As they left the Officers’ Mess Hall Jacobs paused to look at the Administration Building where the Squadron 5 Commander’s office was located. He tried to imagine himself walking in and handing his retirement request to the Admiral. It didn’t feel real. When they reached the sub, Jacobs walked slowly around the control room. He touched the tactical display, the periscope, and checked the familiar gauges mounted all around him. He tried to imagine walking away from the sub and having a family with Lynn. The image of a baby and a toddler pushed their way back into his mind along with thoughts of leaving a living legacy behind. He wandered the compartments of the sub imagining what it would be like to never see them again. By noon he knew what he had to do.
CHAPTER 6
Vice Admiral James Billingsly, Deputy Director of Covert Operations at the Pentagon, and his beautiful wife, Jessica, hosted their monthly dinner party in their palatial estate in Falls Church Virginia.
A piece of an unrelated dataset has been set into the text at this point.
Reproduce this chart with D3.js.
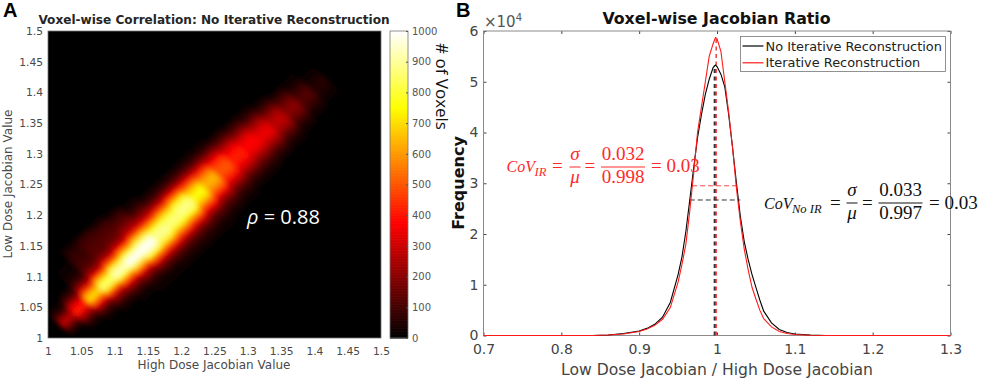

The 6,280 square foot mansion was centered in 28 acres of sprawling countryside with picturesque landscaping and manicured lawns. The paver brick driveway entered through two large stone and mortar pillars with a wrought iron gate, and swept into a large circle in front of the house. A spur led to a five-car garage, behind which was the office for the Vice Admiral’s security detail in the back, out of sight of the road. A wrought iron fence surrounded the entire 28 acres and was patrolled regularly by Navy Shore Patrol and guard dogs.
Billingsly smiled and nodded politely through the social conversation during dinner. Damn waste of time, he thought. I can’t see why women want to go through the whole social ritual, but at least I can get some work done at the same time. He had carefully sought out and groomed the friendship with the two other men present at the dinner. The fact that they were top level bureaucrats in Washington excited his wife’s social sense, but it was their positions of power that interested him. Elected politicians lack the long-term experience of dealing with other countries, which makes them unreliable. Besides, how dependable is the word of a political hack who will be doing something else in four years. No. You have to depend on the people who do the real work, decade after decade, just under the political veneer.